Na otwarcie hoteli musimy poczekać do 9 maja, więc opcje na tegoroczną majówkę mamy ograniczone. Dlatego z kontrpropozycją wychodzą Lasy Państwowe. Jak informują, od 1 maja nocowanie w lesie będzie w pełni legalne. Co prawda trudno zestawiać piknikowanie w środku głuszy z drinkiem z palemką w hotelu. Ale na pewno znajdą się ludzie, dla których ta propozycja okaże się ciekawa.
Nocowanie w lesie – legalne od 1 maja
Cały program nazywa się „Zanocuj w lesie”. Lasy Państwowe pracowały nad nim od dawna, a pandemia tylko przyspieszyła decyzje. Chodziło o to, by wyznaczyć konkretne obszary w nadleśnictwach, gdzie bez obaw o konsekwencje będzie można rozbić namiot (lub, nawet preferowany przez leśników, hamak). Nie ma jednak mowy o wjeżdżaniu do lasu autem czy kamperem. Dlatego chodzi tu raczej o wypoczynek dla lubiących survival niż preferujących wygodne warunki do nocowania.
Przygotowana przez Lasy Państwowe mapa zmienia nieco odpowiedź na pytanie: ”czy w Polsce można rozbić namiot na dziko?”. Do tej pory w przypadku publicznych lasów sprawa była jasna: nie. Od 1 maja będzie inaczej. Każde nadleśnictwo wytypowało obszar do legalnego nocowania – to łącznie ponad 623 tysiące hektarów.

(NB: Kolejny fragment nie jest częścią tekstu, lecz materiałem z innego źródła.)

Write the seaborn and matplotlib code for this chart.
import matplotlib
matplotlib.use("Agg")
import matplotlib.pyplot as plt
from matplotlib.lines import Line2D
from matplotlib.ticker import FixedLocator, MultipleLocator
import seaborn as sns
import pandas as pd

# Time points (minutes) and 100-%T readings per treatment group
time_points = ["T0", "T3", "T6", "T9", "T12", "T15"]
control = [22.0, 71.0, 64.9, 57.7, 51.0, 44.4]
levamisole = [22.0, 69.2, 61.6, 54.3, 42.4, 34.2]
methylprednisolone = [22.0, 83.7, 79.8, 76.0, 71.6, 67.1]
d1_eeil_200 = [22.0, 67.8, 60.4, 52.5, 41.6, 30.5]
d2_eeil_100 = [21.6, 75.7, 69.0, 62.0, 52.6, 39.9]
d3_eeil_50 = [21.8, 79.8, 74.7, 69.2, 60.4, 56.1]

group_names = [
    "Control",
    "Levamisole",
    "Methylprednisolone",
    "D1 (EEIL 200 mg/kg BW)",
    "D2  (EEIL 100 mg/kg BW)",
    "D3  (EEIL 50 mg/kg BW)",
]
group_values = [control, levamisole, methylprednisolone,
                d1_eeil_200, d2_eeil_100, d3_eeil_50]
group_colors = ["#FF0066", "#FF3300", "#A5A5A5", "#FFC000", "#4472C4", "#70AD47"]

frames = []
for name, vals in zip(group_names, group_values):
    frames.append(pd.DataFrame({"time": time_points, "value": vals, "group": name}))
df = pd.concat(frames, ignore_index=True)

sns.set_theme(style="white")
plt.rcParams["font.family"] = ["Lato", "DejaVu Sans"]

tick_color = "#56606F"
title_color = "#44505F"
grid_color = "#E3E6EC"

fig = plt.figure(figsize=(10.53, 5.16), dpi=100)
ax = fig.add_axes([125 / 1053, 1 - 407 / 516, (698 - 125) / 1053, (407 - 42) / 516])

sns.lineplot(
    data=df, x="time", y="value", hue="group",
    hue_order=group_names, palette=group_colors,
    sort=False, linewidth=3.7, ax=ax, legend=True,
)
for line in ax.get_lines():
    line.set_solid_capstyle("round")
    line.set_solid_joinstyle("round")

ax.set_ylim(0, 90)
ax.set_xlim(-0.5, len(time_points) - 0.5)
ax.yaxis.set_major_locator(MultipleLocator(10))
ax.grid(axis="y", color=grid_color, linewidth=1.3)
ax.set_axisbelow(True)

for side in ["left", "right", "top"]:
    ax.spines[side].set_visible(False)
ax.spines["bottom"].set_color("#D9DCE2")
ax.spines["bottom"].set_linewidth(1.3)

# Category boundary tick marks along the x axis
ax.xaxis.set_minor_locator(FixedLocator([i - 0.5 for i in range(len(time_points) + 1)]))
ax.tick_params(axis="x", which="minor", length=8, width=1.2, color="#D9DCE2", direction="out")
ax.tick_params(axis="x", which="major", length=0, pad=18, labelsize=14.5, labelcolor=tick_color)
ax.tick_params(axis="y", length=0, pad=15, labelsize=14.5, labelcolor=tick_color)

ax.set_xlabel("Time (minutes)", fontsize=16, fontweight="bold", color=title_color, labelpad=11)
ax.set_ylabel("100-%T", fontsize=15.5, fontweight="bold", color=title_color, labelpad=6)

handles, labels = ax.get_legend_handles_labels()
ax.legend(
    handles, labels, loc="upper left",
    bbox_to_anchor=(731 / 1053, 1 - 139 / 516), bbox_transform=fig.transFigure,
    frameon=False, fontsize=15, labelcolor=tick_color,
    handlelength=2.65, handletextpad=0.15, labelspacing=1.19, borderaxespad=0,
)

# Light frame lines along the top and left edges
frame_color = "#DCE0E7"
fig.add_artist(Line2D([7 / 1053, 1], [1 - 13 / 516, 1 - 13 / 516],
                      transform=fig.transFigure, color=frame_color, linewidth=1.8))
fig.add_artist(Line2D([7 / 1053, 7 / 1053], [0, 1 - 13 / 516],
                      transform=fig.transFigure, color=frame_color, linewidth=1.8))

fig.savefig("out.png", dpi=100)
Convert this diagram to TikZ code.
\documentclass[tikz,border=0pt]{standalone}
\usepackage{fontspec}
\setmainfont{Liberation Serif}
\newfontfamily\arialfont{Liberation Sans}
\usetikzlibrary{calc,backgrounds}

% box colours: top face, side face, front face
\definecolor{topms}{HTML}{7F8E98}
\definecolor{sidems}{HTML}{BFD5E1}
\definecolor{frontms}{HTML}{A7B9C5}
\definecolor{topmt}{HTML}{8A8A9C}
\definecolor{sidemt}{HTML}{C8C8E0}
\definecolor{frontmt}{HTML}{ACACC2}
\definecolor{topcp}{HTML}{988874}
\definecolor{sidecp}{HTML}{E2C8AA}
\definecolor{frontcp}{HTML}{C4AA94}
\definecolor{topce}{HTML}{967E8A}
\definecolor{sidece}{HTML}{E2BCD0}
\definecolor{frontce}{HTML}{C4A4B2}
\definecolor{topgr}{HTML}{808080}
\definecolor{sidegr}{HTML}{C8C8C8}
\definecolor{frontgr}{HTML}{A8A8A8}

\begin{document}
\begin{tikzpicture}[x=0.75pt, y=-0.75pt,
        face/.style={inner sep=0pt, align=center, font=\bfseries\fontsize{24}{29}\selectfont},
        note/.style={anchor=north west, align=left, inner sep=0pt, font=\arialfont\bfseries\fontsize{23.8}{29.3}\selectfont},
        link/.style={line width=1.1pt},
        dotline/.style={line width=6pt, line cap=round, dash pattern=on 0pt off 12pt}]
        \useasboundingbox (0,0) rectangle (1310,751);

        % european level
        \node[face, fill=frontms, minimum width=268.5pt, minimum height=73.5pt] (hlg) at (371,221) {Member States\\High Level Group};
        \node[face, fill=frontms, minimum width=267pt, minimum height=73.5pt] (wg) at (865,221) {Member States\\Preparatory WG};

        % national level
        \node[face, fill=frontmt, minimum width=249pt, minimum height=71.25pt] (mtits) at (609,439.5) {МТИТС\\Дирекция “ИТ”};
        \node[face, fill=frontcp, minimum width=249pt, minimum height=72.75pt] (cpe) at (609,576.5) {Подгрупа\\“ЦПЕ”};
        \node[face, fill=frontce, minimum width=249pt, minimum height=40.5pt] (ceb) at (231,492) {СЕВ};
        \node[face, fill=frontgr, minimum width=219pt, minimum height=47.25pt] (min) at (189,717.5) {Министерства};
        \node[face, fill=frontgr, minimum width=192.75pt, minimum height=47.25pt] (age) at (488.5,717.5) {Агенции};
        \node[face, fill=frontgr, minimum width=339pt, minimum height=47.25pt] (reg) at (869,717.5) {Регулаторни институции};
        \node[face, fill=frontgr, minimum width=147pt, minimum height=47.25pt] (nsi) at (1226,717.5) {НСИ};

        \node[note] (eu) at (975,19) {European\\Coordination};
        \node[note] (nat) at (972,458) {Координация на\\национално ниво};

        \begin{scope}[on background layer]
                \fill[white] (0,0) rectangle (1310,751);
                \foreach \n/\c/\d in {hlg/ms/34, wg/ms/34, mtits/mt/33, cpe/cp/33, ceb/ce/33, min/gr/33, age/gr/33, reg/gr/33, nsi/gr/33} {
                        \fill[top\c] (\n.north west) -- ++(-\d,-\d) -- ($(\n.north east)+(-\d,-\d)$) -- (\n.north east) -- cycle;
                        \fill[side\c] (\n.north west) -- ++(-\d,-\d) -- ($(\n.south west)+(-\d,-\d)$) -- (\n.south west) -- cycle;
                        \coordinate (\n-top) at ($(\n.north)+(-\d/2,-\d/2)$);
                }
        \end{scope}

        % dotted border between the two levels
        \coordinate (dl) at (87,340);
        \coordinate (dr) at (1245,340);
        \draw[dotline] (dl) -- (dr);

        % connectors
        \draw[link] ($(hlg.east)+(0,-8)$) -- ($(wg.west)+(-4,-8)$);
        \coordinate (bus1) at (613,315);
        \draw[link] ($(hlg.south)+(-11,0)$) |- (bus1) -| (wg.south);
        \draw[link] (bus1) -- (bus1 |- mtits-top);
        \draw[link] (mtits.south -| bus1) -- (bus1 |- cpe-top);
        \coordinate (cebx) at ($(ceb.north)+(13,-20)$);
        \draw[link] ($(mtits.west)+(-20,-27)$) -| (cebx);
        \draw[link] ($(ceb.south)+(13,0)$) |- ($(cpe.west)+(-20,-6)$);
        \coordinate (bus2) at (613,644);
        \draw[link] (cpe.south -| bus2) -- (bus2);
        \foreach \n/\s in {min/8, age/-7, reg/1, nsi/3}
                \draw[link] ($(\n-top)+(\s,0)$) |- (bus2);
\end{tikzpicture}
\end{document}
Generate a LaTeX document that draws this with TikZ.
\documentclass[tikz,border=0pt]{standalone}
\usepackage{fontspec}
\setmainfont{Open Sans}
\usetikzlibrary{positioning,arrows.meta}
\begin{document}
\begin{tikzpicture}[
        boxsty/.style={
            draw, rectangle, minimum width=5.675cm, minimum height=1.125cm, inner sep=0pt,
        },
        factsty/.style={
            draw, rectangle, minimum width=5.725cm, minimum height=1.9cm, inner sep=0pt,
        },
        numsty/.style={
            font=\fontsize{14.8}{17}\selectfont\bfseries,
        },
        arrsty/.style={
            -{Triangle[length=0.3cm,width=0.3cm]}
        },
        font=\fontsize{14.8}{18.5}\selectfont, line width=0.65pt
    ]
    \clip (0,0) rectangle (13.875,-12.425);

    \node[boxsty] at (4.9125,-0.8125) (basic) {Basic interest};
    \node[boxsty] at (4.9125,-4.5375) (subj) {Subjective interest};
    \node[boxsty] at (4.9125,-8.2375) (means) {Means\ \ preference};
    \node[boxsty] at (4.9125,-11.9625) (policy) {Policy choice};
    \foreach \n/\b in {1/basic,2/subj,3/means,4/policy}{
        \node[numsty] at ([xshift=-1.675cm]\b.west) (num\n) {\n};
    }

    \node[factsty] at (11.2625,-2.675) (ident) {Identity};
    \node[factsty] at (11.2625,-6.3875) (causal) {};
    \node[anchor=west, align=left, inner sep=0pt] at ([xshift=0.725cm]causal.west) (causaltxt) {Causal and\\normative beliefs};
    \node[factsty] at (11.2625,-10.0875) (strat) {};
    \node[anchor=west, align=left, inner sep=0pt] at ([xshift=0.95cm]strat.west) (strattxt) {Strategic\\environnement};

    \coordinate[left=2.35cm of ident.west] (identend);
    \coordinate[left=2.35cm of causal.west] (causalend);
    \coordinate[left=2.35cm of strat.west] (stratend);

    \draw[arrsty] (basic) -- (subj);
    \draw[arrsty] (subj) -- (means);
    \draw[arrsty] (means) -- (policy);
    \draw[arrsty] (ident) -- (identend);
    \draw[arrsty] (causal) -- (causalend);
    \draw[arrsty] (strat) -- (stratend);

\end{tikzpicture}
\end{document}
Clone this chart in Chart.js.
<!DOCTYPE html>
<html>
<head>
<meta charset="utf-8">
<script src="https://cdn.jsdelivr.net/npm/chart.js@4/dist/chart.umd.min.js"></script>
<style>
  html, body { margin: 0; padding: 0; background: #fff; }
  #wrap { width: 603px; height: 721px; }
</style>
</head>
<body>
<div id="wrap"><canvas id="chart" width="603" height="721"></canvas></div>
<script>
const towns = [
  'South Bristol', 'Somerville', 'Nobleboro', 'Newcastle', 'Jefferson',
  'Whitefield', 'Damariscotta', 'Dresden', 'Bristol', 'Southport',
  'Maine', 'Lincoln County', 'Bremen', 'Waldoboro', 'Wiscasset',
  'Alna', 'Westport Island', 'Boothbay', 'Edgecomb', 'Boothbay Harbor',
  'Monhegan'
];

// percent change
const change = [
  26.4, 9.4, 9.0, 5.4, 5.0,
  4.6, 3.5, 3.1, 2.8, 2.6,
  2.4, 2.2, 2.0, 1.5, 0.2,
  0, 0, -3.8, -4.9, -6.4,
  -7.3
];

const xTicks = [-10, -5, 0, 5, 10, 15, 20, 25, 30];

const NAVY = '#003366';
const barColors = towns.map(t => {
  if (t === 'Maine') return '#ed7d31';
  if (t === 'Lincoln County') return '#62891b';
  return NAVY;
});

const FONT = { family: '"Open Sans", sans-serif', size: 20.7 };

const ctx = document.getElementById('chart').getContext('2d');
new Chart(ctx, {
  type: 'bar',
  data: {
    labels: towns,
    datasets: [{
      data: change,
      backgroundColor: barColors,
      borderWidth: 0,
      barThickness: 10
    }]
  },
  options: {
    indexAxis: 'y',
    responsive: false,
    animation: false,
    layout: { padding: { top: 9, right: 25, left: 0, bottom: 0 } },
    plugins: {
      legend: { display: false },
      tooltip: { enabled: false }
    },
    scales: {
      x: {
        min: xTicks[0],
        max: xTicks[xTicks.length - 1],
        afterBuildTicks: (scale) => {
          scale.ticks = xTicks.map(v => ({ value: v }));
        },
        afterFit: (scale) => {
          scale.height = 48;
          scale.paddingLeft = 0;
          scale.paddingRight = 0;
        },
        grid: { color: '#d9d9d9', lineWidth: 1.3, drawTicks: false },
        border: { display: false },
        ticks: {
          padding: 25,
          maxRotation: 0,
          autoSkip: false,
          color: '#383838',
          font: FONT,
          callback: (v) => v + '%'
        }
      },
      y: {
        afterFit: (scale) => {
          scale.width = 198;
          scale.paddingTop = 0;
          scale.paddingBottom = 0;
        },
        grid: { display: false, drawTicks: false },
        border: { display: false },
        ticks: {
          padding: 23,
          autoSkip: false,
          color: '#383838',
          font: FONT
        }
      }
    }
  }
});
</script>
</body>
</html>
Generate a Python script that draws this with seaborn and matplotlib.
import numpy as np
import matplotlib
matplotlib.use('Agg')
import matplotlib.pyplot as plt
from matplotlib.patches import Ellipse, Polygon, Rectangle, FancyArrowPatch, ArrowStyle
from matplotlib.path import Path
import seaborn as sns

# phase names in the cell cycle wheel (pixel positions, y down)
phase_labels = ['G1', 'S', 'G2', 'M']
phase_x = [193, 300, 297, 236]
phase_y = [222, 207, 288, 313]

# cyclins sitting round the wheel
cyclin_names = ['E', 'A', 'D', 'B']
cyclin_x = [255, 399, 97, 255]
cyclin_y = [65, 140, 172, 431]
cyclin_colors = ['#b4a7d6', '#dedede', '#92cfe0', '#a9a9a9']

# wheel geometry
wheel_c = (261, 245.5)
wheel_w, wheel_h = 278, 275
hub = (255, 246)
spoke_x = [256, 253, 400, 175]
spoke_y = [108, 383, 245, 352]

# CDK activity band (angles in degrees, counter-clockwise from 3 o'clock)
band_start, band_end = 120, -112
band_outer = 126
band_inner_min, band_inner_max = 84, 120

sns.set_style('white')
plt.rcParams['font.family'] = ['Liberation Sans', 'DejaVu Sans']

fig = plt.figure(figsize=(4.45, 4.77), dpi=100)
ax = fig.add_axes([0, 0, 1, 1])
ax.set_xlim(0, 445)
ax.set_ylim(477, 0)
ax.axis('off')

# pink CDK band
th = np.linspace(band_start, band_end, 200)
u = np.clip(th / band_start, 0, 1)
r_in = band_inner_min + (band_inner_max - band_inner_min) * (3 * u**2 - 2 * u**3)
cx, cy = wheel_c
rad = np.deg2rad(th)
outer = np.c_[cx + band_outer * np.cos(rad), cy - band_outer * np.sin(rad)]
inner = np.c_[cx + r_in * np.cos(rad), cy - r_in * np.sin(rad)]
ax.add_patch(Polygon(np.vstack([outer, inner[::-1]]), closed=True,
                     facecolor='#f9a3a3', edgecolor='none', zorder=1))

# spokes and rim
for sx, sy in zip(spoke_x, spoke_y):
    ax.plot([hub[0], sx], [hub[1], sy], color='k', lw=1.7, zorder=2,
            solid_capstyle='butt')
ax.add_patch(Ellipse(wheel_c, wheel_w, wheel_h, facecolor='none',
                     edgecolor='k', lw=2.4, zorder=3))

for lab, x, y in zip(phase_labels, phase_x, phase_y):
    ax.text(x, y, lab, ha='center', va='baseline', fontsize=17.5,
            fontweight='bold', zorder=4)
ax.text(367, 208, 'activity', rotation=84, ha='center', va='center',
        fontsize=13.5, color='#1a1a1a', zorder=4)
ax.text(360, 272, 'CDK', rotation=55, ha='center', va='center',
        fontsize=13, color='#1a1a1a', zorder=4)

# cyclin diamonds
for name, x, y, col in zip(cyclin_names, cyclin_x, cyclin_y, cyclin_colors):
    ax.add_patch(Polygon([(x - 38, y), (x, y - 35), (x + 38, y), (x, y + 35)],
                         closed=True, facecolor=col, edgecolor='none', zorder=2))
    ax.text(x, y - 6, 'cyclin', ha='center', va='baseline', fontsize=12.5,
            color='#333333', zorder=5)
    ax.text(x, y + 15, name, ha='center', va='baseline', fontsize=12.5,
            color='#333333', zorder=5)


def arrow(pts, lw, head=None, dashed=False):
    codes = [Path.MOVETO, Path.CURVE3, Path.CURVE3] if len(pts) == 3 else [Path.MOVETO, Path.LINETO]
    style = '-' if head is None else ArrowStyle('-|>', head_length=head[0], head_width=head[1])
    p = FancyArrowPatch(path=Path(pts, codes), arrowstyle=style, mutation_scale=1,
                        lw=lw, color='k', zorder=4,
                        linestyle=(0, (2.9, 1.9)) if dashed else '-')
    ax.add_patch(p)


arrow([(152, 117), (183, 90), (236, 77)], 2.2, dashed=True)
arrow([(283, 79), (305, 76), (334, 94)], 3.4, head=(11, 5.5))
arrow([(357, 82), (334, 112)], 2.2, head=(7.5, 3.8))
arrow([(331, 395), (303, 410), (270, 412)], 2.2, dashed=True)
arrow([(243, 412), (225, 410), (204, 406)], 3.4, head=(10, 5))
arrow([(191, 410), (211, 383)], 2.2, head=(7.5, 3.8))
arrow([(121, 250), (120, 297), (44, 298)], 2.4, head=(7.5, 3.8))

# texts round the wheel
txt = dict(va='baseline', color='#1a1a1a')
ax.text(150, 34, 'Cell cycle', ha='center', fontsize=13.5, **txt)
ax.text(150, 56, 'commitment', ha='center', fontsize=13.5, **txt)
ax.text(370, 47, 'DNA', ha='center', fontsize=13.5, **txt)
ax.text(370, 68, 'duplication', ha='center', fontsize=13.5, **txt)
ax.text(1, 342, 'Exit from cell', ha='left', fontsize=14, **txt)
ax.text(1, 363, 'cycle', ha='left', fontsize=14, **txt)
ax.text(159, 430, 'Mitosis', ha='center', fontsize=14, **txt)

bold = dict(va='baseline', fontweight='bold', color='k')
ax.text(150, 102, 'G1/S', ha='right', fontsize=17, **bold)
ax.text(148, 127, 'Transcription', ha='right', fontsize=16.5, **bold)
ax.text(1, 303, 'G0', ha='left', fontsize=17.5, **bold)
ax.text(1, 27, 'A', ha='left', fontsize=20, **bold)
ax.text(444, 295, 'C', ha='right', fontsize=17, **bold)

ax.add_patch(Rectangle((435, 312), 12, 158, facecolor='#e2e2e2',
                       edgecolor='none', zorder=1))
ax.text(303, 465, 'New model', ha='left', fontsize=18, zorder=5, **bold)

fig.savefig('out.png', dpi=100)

Jedne, tak jak w Szczecinku, zapraszają do eksplorowania bardzo dużego terenu (około 5-6 tys. ha), inne – jak Nadleśnictwo Dębica – udostępniają jedynie 23 hektary. Teren nie jest w żaden sposób oznaczony, trzeba zatem dokładnie przestudiować mapę na stronie Lasów Państwowych.
Nocowanie w lesie – co można, czego nie można
Jeśli wybieramy się na nocleg do lasu w małej grupie na noc bądź dwie, nie musimy nikogo o tym informować. Co innego w przypadku, gdy planujemy poważniejszy wypad. Jeśli wybieramy się w grupie powyżej 9 osób albo noclegów będzie więcej niż dwa, trzeba wysłać zgłoszenie poprzez stronę wybranego przez nas nadleśnictwa. Trzeba to zrobić najpóźniej na dwa dni robocze przed przyjazdem na miejsce. Nadleśnictwo odsyła potwierdzenie, co jest równoznaczne ze zgodą na wyjazd.
Istotną kwestią jest też gotowanie. Kuchenek turystycznych można będzie używać tylko w 46 miejscach w Polsce. Znajdziemy je na stronach Lasów Państwowych. W dodatku kuchenek nie można używać na glebach torfowych, w młodnikach i drzewostanach, w których wysokość koron drzew znajduje się poniżej 5 m od ziemi. A także na powierzchniach leśnych porośniętych wysokimi trawami i wrzosem. Trzeba też przed rozpaleniem ognia sprawdzić jaki jest stopień zagrożenia pożarowego. Trzeci wyklucza jakiekolwiek gotowanie. Zresztą wtedy prawdopodobnie i tak będzie obowiązywać zakaz wstępu do lasu.
Do tego dochodzą mogące pojawić się utrudnienia związane z prowadzoną przez leśników wycinką. Teren udostępniony turystom nie jest od niej wolny, dlatego nie zdziwcie się jeśli wybrane przez was miejsce będzie oznaczone zakazem wstępu. W lasach nie można też pozyskiwać drewna, dopuszczalne są tylko zbiory owoców runa leśnego i grzybów.
Nocowanie w lesie – gratka dla zapaleńców
Jak widać zasad i ograniczeń jest sporo. Co zapewne nie odstraszy tych, dla których nocowanie w lesie to po prostu ogromna atrakcja. Zresztą, powiedzmy sobie szczerze, spora część z tych osób do tej pory nocowała w nich „na dziko”. Jednak od 1 maja w wielu miejscach pojęcie dzikiego noclegu znika, co wyeliminuje pewien pierwiastek ryzyka związany ze spaniem na łonie przyrody. A jeśli nie przekonuje was perspektywa majówki z nadleśnictwem, to spokojnie – harmonogram odmrażania gospodarki zakłada otwarcie hoteli już 8 maja. Tam żadna szyszka wam snu nie zakłóci.